Elektra herself has displayed a number of powers in 616, including:
• Mind control of a number of Hand soon after she joined them (Root of Evil).
• Being able to use chi energy to shatter stalactites and make them fall (Root of Evil).
• Moving a roulette wheel ball into a different slot (Root of Evil).
• Making people unable to see her, or to implant false memories in them on multiple occasions (the 2001 Elektra volume; it is also a possible explanation for how she was able to take Punisher’s gun away from him without him noticing).
• Being able to walk in the dimension of the dead, and speak with the dead (Glimpse and Echo).
• Engaging in psychic conversations, from extensive conversations with an absent Stick while in the middle of fighting (Shadowland: Elektra) to the recent “talk” she had with Daredevil in Defenders.

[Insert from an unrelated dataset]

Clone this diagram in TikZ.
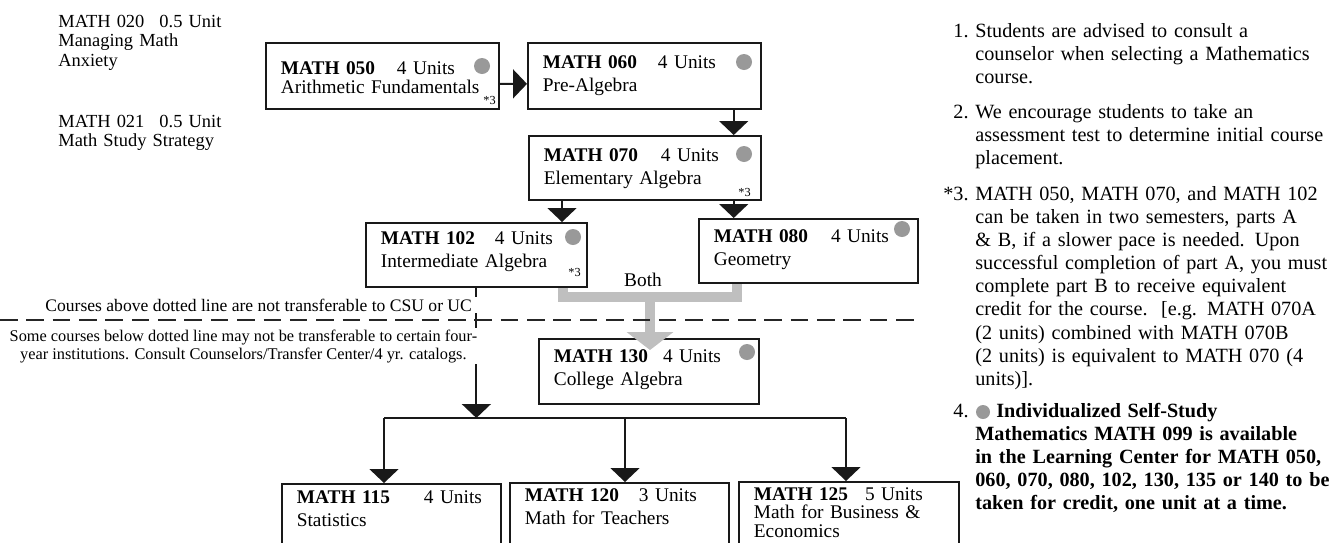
\documentclass[tikz,border=0pt]{standalone}
\usepackage{fontspec}
\setmainfont{Liberation Serif}
\usetikzlibrary{arrows.meta, positioning, calc}

\begin{document}
\begin{tikzpicture}[x=0.02cm, y=-0.02cm,
    course/.style={draw=black!90, line width=1pt, anchor=north west, align=left, inner xsep=0.3cm, inner ysep=0pt, font=\fontsize{11}{13}\selectfont},
    lowcourse/.style={course, text height=0.38cm, text depth=1.3cm},
    dot/.style={circle, fill=black!40, inner sep=0pt, minimum size=0.32cm},
    star/.style={anchor=west, inner sep=0pt, font=\fontsize{7}{8}\selectfont},
    side/.style={anchor=base west, align=left, text width=4cm, inner sep=0pt, font=\fontsize{10.5}{11.3}\selectfont},
    remark/.style={align=center, fill=white, inner xsep=2pt, inner ysep=1pt, font=\fontsize{9.3}{10}\selectfont},
    advice/.style={anchor=base west, align=left, text width=7.1cm, inner sep=0pt, font=\fontsize{11.5}{13.2}\selectfont},
    conn/.style={draw=black!90, line width=1pt, -{Triangle[width=0.58cm,length=0.28cm]}},
    bus/.style={draw=black!90, line width=1pt},
    both/.style={draw=black!25, line width=0.2cm},
    divider/.style={draw=black!85, line width=1pt, dash pattern=on 10pt off 5pt}
]
    \useasboundingbox (0,0) rectangle (1331,542);

    % short courses
    \node[side] (m020) at (58,27) {MATH 020\hspace{0.3cm}0.5 Unit\\Managing Math\\Anxiety};
    \node[side] (m021) at (58,127) {MATH 021\hspace{0.3cm}0.5 Unit\\Math Study Strategy};

    % course boxes
    \node[course, text width=4.06cm, text height=0.64cm, text depth=0.68cm, font=\fontsize{11}{10.8}\selectfont] (m050) at (265,42) {\textbf{MATH 050}\hspace{0.44cm}4 Units\\Arithmetic Fundamentals};
    \node[course, text width=4.06cm, text height=0.52cm, text depth=0.8cm] (m060) at (527,42) {\textbf{MATH 060}\hspace{0.42cm}4 Units\\Pre-Algebra};
    \node[course, text width=4.04cm, text height=0.52cm, text depth=0.76cm] (m070) at (528,135) {\textbf{MATH 070}\hspace{0.46cm}4 Units\\Elementary Algebra};
    \node[course, text width=3.82cm, text height=0.44cm, text depth=0.84cm] (m102) at (365,222) {\textbf{MATH 102}\hspace{0.40cm}4 Units\\Intermediate Algebra};
    \node[course, text width=3.78cm, text height=0.48cm, text depth=0.8cm] (m080) at (698,218) {\textbf{MATH 080}\hspace{0.46cm}4 Units\\Geometry};
    \node[course, text width=3.80cm, text height=0.48cm, text depth=0.82cm] (m130) at (538,338) {\textbf{MATH 130}\hspace{0.30cm}4 Units\\College Algebra};
    \node[lowcourse, text width=3.78cm, text height=0.40cm] (m115) at (281,483) {\textbf{MATH 115}\hspace{0.68cm}4 Units\\Statistics};
    \node[lowcourse, text width=3.78cm] (m120) at (509,482) {\textbf{MATH 120}\hspace{0.40cm}3 Units\\Math for Teachers};
    \node[lowcourse, text width=3.80cm, font=\fontsize{11}{10.3}\selectfont] (m125) at (738,481) {\textbf{MATH 125}\hspace{0.34cm}5 Units\\Math for Business \&\\Economics};

    % self-study dots and split-course marks
    \node[dot] (d050) at (482,66) {};
    \node[dot] (d060) at (744,62) {};
    \node[dot] (d070) at (744,154) {};
    \node[dot] (d102) at (573,237) {};
    \node[dot] (d080) at (902,229) {};
    \node[dot] (d130) at (747,352) {};
    \node[star] (s050) at (483,100) {*3};
    \node[star] (s070) at (738,192) {*3};
    \node[star] (s102) at (568,272) {*3};

    % sequence arrows
    \coordinate (t070) at ($(m060.south east)+(-28,0)$);
    \coordinate (t102) at ($(m070.south west)+(34,0)$);
    \coordinate (t080) at ($(m070.south east)+(-28,0)$);
    \draw[conn] ([yshift=-0.16cm]m050.east) -- ([yshift=-0.16cm]m060.west);
    \draw[conn] (t070) -- (t070 |- m070.north);
    \draw[conn] (t102) -- (t102 |- m102.north);
    \draw[conn] (t080) -- (t080 |- m080.north);

    % transfer-level branch
    \coordinate (hub) at (m102.south |- 0,418);
    \coordinate (busL) at (384,418);
    \coordinate (busM) at (625,418);
    \coordinate (busR) at (846,418);
    \draw[conn] (m102.south) -- (hub);
    \draw[bus] (busL) -- (busR);
    \draw[conn] (busL) -- (busL |- m115.north);
    \draw[conn] (busM) -- (busM |- m120.north);
    \draw[conn] (busR) -- (busR |- m125.north);

    % both 102 and 080 lead to 130
    \coordinate (bothjoin) at (650,297);
    \draw[both] ($(m102.south)+(87,0)$) |- (bothjoin) -| ($(m080.south)+(-71,0)$);
    \draw[both, -{Triangle[width=0.92cm,length=0.36cm]}] (bothjoin) -- ($(bothjoin |- m130.north)+(0,12)$);
    \node[font=\fontsize{11}{13}\selectfont] (bothlbl) at (643,280) {Both};

    % transfer line
    \coordinate (divL) at (0,320);
    \coordinate (divR) at (920,320);
    \draw[divider] (divL) -- (divR);
    \node[remark, anchor=east, font=\fontsize{10}{11}\selectfont, inner xsep=5pt] (above) at (481,305) {Courses above dotted line are not transferable to CSU or UC};
    \node[remark, anchor=north east] (below) at (481,328) {Some courses below dotted line may not be transferable to certain four-\\year institutions. Consult Counselors/Transfer Center/4 yr. catalogs.};

    % footnotes
    \node[advice] (tip1) at (975,37) {\noindent\llap{1.~}Students are advised to consult a\\counselor when selecting a Mathematics\\course.};
    \node[advice] (tip2) at (975,118) {\noindent\llap{2.~}We encourage students to take an\\assessment test to determine initial course\\placement.};
    \node[advice] (tip3) at (975,200) {\noindent\llap{*3.~}MATH 050, MATH 070, and MATH 102\\can be taken in two semesters, parts A\\\& B, if a slower pace is needed. Upon\\successful completion of part A, you must\\complete part B to receive equivalent\\credit for the course.\ \ [e.g. MATH 070A\\(2 units) combined with MATH 070B\\(2 units) is equivalent to MATH 070 (4\\units)].};
    \node[advice] (tip4) at (975,417) {\noindent\llap{4.~}\hspace{0.42cm}\textbf{Individualized Self-Study}\\\textbf{Mathematics MATH 099 is available}\\\textbf{in the Learning Center for MATH 050,}\\\textbf{060, 070, 080, 102, 130, 135 or 140 to be}\\\textbf{taken for credit, one unit at a time.}};
    \node[dot, minimum size=0.28cm] (d4) at (983,412) {};
\end{tikzpicture}
\end{document}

So the psychic feats Elektra shows in Assassin, including possession, illusion-making, and bullet-stopping, are fully within the realm of possibility of Hand magic/psychic/chi powers in general, and her highest canon psychic feats are approximately the same level as her Assassin feats. The question is the degree to which she uses them consistently, which I would generally attribute to the degree different writers are interested in her mystic side. I would phrase it this way: her use of specific psychic powers is not consistent, but her use of psychic powers in general is consistent. For example, she has only used the silent shout once, and has only telekinetically pulled down stalactites once; but she uses psychic powers in general pretty consistently from Assassin onwards (especially telepathy).
Overall, I have come to the conclusion that Elektra: Assassin is largely canon: the story in general took place, but individual events within it cannot be 100% confirmed. However, I think we can generally assume feats are largely accurate, with anything narrated by Garrett, especially toward the end, being the least reliable.